* Exercise directions *
Where a line holds the word "with", copy that line.

* Collected data *

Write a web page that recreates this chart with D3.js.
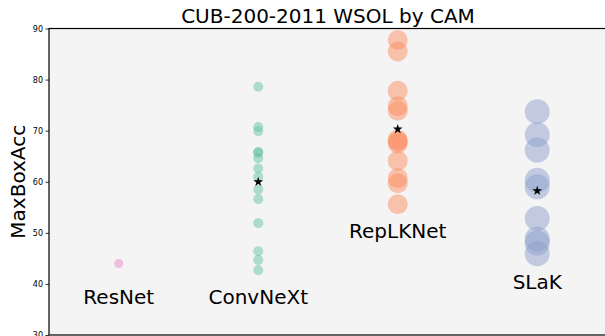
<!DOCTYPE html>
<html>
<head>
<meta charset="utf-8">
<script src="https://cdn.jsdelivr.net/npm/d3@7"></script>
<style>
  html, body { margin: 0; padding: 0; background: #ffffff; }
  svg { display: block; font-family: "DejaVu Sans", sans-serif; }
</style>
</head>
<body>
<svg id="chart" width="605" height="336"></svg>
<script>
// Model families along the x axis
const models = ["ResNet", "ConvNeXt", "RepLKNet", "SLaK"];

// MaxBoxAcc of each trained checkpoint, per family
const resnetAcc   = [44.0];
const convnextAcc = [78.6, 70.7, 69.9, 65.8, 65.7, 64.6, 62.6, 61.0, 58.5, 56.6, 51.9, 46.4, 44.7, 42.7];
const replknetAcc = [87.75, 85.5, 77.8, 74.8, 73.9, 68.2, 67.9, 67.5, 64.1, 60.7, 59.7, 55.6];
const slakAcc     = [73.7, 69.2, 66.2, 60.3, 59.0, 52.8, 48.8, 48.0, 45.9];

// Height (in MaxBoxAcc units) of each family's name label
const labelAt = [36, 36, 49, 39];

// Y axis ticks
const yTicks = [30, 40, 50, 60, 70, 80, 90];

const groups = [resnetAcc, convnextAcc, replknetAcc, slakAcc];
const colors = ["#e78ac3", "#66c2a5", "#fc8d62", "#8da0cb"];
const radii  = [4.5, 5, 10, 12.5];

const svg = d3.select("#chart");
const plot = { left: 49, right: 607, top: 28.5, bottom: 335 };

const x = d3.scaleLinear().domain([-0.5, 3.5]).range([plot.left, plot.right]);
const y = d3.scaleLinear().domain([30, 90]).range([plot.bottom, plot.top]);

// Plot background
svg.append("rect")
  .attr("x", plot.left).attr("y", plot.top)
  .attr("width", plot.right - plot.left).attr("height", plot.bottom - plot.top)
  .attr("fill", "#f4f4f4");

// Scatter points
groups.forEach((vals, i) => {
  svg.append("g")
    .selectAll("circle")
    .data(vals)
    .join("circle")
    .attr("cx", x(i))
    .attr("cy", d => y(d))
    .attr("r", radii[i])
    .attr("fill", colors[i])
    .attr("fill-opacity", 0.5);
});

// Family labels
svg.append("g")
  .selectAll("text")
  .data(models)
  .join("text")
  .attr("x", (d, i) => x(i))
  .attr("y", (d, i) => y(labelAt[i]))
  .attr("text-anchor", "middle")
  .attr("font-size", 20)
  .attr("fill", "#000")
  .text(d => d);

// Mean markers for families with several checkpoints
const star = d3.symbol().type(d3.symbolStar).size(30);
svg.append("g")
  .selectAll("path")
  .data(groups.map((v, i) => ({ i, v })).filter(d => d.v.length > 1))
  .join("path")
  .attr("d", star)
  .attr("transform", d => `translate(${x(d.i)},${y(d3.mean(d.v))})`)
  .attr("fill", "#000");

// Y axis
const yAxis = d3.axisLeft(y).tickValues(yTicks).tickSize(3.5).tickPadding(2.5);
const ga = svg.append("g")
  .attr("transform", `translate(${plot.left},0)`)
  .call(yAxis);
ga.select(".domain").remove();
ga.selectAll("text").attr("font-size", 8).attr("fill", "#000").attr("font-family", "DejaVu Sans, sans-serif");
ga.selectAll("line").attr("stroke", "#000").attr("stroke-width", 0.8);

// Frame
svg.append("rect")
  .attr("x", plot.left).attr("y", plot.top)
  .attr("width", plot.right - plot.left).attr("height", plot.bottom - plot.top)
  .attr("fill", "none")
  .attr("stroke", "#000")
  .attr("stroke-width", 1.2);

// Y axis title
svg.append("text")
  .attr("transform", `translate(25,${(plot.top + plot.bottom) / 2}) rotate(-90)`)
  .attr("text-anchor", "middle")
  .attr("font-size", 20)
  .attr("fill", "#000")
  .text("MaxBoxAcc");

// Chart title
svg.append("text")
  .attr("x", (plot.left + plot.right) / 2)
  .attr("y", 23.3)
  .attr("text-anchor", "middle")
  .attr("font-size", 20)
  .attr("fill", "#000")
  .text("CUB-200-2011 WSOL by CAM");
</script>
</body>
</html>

* Completed exercise *
Write a web page that recreates this chart with D3.js.
// Mean markers for families with several checkpoints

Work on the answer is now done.